The Challenge
It’s not that hard to imagine a young Steven Seagal, pre-ponytail, chins, and widow’s peak, thinking of himself as the most important crew member on the set of John Frankenheimer’s The Challenge. Hired to do the Akido stuntwork, Seagal could easily see himself as Scott Glenn’s lead character, the towering white American respectfully learning all he can from the wise and wily Japanese. Of course, it becomes a lot funnier if you imagine Seagal with the moppet hair that Glenn sports throughout The Challenge, as if an oversized Seagal were doing a guest spot as one of the young children on Eight is Enough.
Fortunately, Frankenheimer’s film is legitimately more respectful than a self-indulgent Seagal fantasy. The crude cruelty of America makes a cameo in the film, early on when Glenn, as Rick, a bottom-of-the-heap boxer, smarms his way out of a job as a sparring partner for a Japanese fighter and into a job as a low-rent sword courier. The first villain he comes across, played by the feather-haired Calvin Jung, sports an accent that can only be categorized as a very broad impersonation of Edward G. Robinson. “It’s a phony sword, see.” Jung is supposed to represent what happens when a Japanese man becomes corrupted by outside society, he becomes a gangster who loathes everything about his home country. He’s Glenn’s Ugly American turned inside out.

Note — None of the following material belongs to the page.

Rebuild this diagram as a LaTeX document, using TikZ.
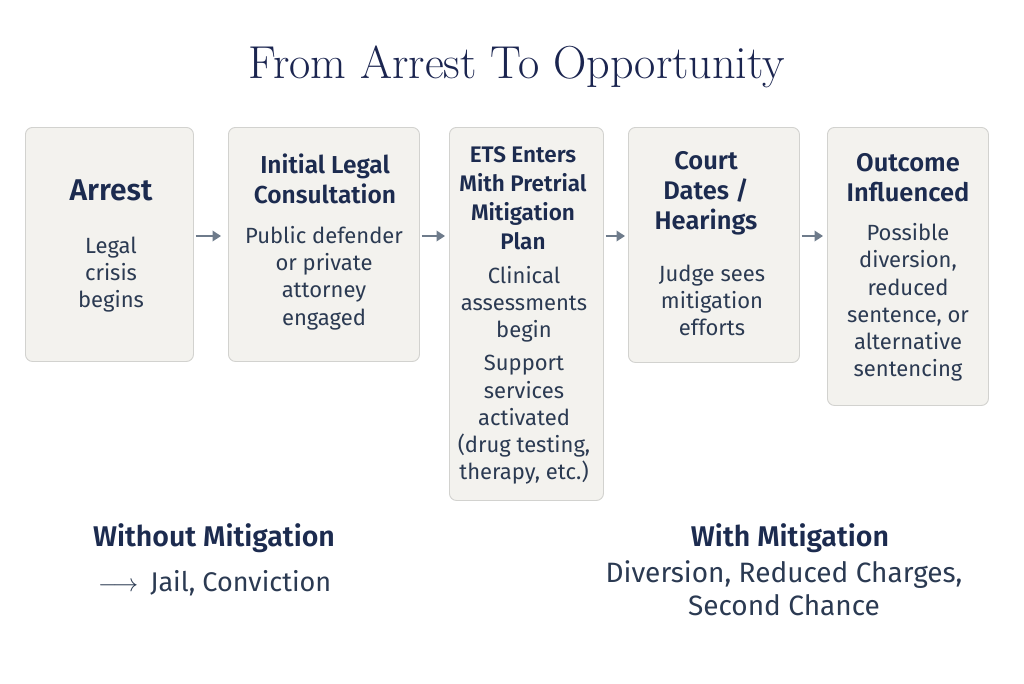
\documentclass[tikz,border=0pt]{standalone}
\usepackage{fontspec}
\newfontfamily\plex{Fira Sans}[BoldFont={Fira Sans SemiBold}]
\definecolor{boxfill}{HTML}{F3F2EE}
\definecolor{boxline}{HTML}{D2D2CF}
\definecolor{navy}{HTML}{1B2550}
\definecolor{headc}{HTML}{1C2B4F}
\definecolor{bodyc}{HTML}{2B3A52}
\definecolor{arrc}{HTML}{6E7B8B}
\usetikzlibrary{arrows.meta,calc}
\tikzset{
  stepbox/.style={draw=boxline, fill=boxfill, rounded corners=7pt, line width=0.9pt, anchor=north west, inner sep=0pt},
  head/.style={align=center, text=headc, font=\plex\bfseries\fontsize{25.5}{30}\selectfont, inner sep=0pt},
  headsm/.style={align=center, text=headc, font=\plex\bfseries\fontsize{22.5}{29}\selectfont, inner sep=0pt},
  body/.style={align=center, text=bodyc, font=\plex\fontsize{22}{27.2}\selectfont, inner sep=0pt},
  flow/.style={draw=arrc, line width=2pt, -{Triangle[length=8.5pt,width=10.5pt]}},
}
\begin{document}
\begin{tikzpicture}[x=1pt,y=-1pt]
\useasboundingbox (0,0) rectangle (1024,683);
\fill[white] (0,0) rectangle (1024,683);
\node[text=navy, font=\fontsize{46.2}{52}\selectfont, inner sep=0pt] (title) at (517,67) {From Arrest To Opportunity};

\node[stepbox, minimum width=168pt, minimum height=234pt] (b1) at (25,127) {};
\node[stepbox, minimum width=191pt, minimum height=234pt] (b2) at (228,127) {};
\node[stepbox, minimum width=154pt, minimum height=373pt] (b3) at (449,127) {};
\node[stepbox, minimum width=171pt, minimum height=235pt] (b4) at (628,127) {};
\node[stepbox, minimum width=161pt, minimum height=278pt] (b5) at (827,127) {};

\node[head, font=\plex\bfseries\fontsize{30}{34}\selectfont] (t1) at (111,190) {Arrest};
\node[body] (d1) at (111,274.5) {Legal\\crisis\\begins};

\node[head, font=\plex\bfseries\fontsize{24.5}{30}\selectfont] (t2) at (325,179) {Initial Legal\\Consultation};
\node[body] (d2) at (324,278) {Public defender\\or private\\attorney\\engaged};

\node[headsm] (t3) at (523,198.5) {ETS Enters\\Mith Pretrial\\Mitigation\\Plan};
\node[body] (d3) at (524,304) {Clinical\\assessments\\begin};
\node[body] (e3) at (524,420) {Support\\services\\activated\\(drug testing,\\therapy, etc.)};

\node[head] (t4) at (706,193.5) {Court\\Dates /\\Hearings};
\node[body] (d4) at (712,300.5) {Judge sees\\mitigation\\efforts};

\node[head] (t5) at (908,178) {Outcome\\Influenced};
\node[body] (d5) at (908,302.5) {Possible\\diversion,\\reduced\\sentence, or\\alternative\\sentencing};

\draw[flow] ($(b1.north east)+(2,109)$) -- ($(b2.north west)+(-7,109)$);
\draw[flow] ($(b2.north east)+(2,109)$) -- ($(b3.north west)+(-4,109)$);
\draw[flow] ($(b3.north east)+(2,109)$) -- ($(b4.north west)+(-3,109)$);
\draw[flow] ($(b4.north east)+(2,109)$) -- ($(b5.north west)+(-4,109)$);

\node[head, font=\plex\bfseries\fontsize{28.5}{32}\selectfont] (wo) at (214,538) {Without Mitigation};
\node[body, font=\plex\fontsize{27}{32}\selectfont, anchor=west] (wor) at (98,583) {$\longrightarrow$\hspace{12pt}Jail, Conviction};

\node[head, font=\plex\bfseries\fontsize{28.5}{32}\selectfont] (wi) at (790,538) {With Mitigation};
\node[body, font=\plex\fontsize{28}{32.5}\selectfont] (wir) at (784,588) {Diversion, Reduced Charges,\\Second Chance};
\end{tikzpicture}
\end{document}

Unfortunately, some of these cruder touches seep into other elements of the film, such as a cheesy, seppuku-worthy sex scene, likely inserted by the producer Robert L. Rosen, who bookended The Challenge with projects like Going Ape and Porky’s 3: Revenge. That Frankenheimer continued to work with Rosen is sad, but at least he took a 7 year break from their partnership after The Challenge. It feels like a cynical move anyway to attempt the fish-out-of-water, “Eastern-Western” that Rosen was likely after. The Challenge posits Glenn in the role of a white savior, going from morally bankrupt and crass, to curious but still corruptible, and making the turn at knowledge and redemption, through comedic training sequences. The thing is, you can’t play the White Savior game at the same time as the Ugly American game, and so it’s not the least bit believable that Glenn attains skills that would have taken more graceful men years to earn. The White Savior genre requires the main character have all of the plot twists and turns surround him, with his final learning of lessons from the poor, grateful, and anonymous Yellow/Brown people be the conclusion of his arc.

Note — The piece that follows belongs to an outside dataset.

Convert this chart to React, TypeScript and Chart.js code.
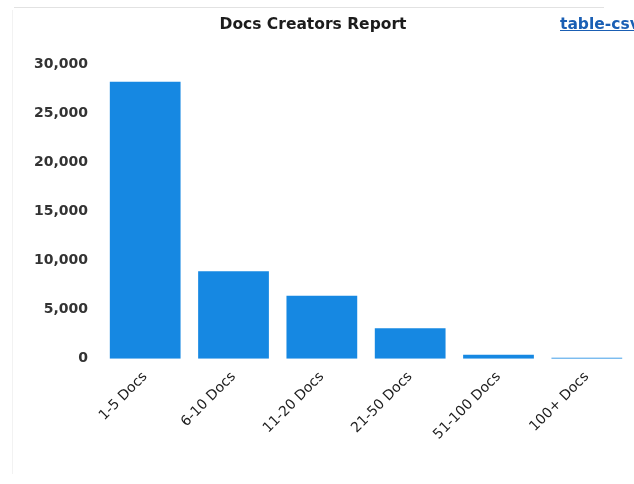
import React, { useEffect, useRef } from "react";
import { Chart, registerables } from "chart.js";

Chart.register(...registerables);

const categories = ["1-5 Docs", "6-10 Docs", "11-20 Docs", "21-50 Docs", "51-100 Docs", "100+ Docs"];
const creators = [28200, 8900, 6400, 3100, 400, 100];
const yTicks = [0, 5000, 10000, 15000, 20000, 25000, 30000];
const titleText = "Docs Creators Report";
const linkText = "table-csv";

const FONT = "'DejaVu Sans', Verdana, sans-serif";

export default function App() {
  const ref = useRef<HTMLCanvasElement | null>(null);
  useEffect(() => {
    if (!ref.current) return;
    const chart = new Chart(ref.current, {
      type: "bar",
      data: {
        labels: categories,
        datasets: [
          {
            label: "Creators",
            data: creators,
            backgroundColor: "#1688e2",
            borderWidth: 0,
            categoryPercentage: 0.9,
            barPercentage: 0.89,
          },
        ],
      },
      options: {
        animation: false,
        responsive: false,
        layout: { padding: { left: 29, right: 3, top: 64, bottom: 39 } },
        plugins: {
          legend: { display: false },
          tooltip: { enabled: false },
          title: { display: false },
        },
        scales: {
          x: {
            grid: { display: false },
            border: { display: false },
            ticks: {
              color: "#1c1c1c",
              font: { family: FONT, size: 14 },
              minRotation: 45,
              maxRotation: 45,
              padding: 2,
            },
          },
          y: {
            min: 0,
            max: 30000,
            grid: { display: false },
            border: { display: false },
            afterBuildTicks: (axis: any) => {
              axis.ticks = yTicks.map((v) => ({ value: v }));
            },
            ticks: {
              color: "#333",
              font: { family: FONT, size: 14, weight: "bold" },
              padding: 5,
              callback: (v: any) => Number(v).toLocaleString("en-US"),
            },
          },
        },
      },
    });
    return () => chart.destroy();
  }, []);
  return (
    <div style={{ position: "fixed", left: 0, top: 0, width: 634, height: 484, background: "#fff", overflow: "hidden" }}>
      <div style={{ position: "absolute", left: 14, right: 30, top: 7, height: 1, background: "#e2e2e2" }} />
      <div style={{ position: "absolute", left: 12, top: 10, bottom: 10, width: 1, background: "#f2f2f2" }} />
      <canvas ref={ref} width={634} height={484} style={{ position: "absolute", left: 0, top: 0 }} />
      <div
        style={{
          position: "absolute",
          left: 163,
          width: 300,
          top: 15,
          lineHeight: "18px",
          textAlign: "center",
          color: "#1c1c1c",
          fontFamily: FONT,
          fontWeight: "bold",
          fontSize: 15.5,
          whiteSpace: "nowrap",
        }}
      >
        {titleText}
      </div>
      <a
        href="#"
        style={{
          position: "absolute",
          left: 560,
          top: 15,
          color: "#1a5fb4",
          fontFamily: FONT,
          fontWeight: "bold",
          fontSize: 15.5,
          textDecoration: "underline",
          whiteSpace: "nowrap",
        }}
      >
        {linkText}
      </a>
    </div>
  );
}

Luckily, co-writer John Sayles, who had been by that point, knee deep in his self-aware exploitation period (writing Piranha, The Howling, and Alligator), was moving towards his more respectable career as an independent filmmaker. You can spot Sayles touches throughout The Challenge, as with the themes of self-doubt and honor that would later show up in his own Men With Guns and Lone Star. Sayles seems more interested in the backstory behind Toshiro Mifune’s character, and his battles with his brother, as if getting Glenn to Japan was just an excuse to tell that story, and he’d be more than happy to kill him off. The scene where, after the standard “foreign foods are icky” gross-out scene (played more effectively in Indiana Jones and the Temple of Doom), Glenn drunkenly goes off to vomit, might have been a good turning point to leave Glenn behind and move on to the actual story. Sayles’ fingerprints are visible in the transition between Act I and II, where Glenn has left the story, but can only find his redemption through full assimilation. Granted, this is hacky material, but Frankenheimer excels in pulpy nonsense like The Challenge, and the surprisingly brutal violence that makes an occasional appearance is well handled.

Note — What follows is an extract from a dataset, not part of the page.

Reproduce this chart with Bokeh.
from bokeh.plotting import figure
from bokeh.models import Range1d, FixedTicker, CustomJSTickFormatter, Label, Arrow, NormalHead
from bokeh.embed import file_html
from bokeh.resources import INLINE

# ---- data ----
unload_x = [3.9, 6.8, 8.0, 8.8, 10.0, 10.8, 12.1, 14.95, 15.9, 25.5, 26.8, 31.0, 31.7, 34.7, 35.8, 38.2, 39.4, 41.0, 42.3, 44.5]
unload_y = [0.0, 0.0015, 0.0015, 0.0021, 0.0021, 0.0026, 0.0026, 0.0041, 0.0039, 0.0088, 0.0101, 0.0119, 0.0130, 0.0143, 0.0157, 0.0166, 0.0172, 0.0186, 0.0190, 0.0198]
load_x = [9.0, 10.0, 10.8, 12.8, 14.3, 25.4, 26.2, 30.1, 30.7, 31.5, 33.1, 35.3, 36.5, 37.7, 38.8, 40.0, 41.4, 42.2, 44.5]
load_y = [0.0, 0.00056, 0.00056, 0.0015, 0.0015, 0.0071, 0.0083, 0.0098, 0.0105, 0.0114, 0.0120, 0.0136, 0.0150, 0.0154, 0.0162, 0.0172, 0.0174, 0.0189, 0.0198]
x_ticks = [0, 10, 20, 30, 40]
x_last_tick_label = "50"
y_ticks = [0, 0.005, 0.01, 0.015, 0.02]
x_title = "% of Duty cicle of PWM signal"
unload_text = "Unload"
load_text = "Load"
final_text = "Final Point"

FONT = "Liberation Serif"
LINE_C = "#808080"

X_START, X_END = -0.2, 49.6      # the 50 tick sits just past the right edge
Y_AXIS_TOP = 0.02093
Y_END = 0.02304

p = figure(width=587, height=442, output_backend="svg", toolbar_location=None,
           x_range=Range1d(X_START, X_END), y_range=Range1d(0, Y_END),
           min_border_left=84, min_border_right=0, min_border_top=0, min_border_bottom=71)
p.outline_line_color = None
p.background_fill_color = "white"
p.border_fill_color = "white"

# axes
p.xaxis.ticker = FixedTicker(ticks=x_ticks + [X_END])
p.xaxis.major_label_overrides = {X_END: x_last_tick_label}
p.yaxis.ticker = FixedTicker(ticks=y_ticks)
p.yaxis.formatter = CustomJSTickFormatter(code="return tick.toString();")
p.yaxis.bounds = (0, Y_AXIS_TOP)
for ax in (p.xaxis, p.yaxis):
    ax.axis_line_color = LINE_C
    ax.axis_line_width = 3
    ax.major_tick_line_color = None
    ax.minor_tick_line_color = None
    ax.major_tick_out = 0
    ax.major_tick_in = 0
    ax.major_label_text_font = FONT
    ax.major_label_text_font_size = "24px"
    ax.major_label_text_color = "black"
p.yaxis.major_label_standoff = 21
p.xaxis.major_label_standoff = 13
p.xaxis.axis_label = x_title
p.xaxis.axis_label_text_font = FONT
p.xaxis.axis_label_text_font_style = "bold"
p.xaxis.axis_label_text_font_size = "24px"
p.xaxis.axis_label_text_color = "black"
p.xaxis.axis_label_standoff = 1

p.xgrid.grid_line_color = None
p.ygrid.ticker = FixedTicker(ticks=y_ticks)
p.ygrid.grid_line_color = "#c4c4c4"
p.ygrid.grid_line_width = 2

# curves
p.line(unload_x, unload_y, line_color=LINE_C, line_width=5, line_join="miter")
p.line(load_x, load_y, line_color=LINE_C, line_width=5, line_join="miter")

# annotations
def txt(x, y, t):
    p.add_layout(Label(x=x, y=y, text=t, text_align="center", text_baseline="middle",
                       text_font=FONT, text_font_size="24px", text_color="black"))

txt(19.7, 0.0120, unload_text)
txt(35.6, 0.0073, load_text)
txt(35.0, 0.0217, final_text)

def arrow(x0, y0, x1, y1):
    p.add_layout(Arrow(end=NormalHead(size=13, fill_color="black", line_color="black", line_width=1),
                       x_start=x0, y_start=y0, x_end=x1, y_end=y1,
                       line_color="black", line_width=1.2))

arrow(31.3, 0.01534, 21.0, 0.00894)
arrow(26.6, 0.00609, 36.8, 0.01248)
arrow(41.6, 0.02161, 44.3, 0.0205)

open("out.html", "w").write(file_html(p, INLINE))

Frankenheimer, whose career, after his heyday in the 1960s (The Manchurian Candidate, Birdman of Alcatraz), had hit a lull after 1979’s hokey horror film Prophecy, obviously wanted to garner some goodwill with The Challenge, which explains his hiring of Cinematographer Kôzô Okazaki, who worked primarily on Japanese language projects, but also shot The Yakuza. That was Sydney Pollack’s 1974 film that mined similar territory as The Challenge, with Robert Mitchum playing the tough honky role, sloppily wading his way through Japan and learning the meaning of honor. Okazaki doesn’t bring a visual crispness to either film, but rather a hazy, lived-in feel, even utilizing the same extraordinary building he used in The Yakuza, for the final battle in The Challenge (clearly an influence on the similar conclusion in the Shô Kosugi vehicle, Revenge of the Ninja). The knowing feel of the photography is best expressed in an early chase scene where Frankenheimer repeatedly flash cuts to fish heads as Glenn grimaces as he runs. It’s grimy, off-putting, and just right for the moment.
Were the fish heads a nod to the Barnes and Barnes song Fish heads, and their roly-poly-ness? Unlikely, but certainly Steven Seagal took their lead on the issue of being a roly-poly action star. Yep. Fat joke.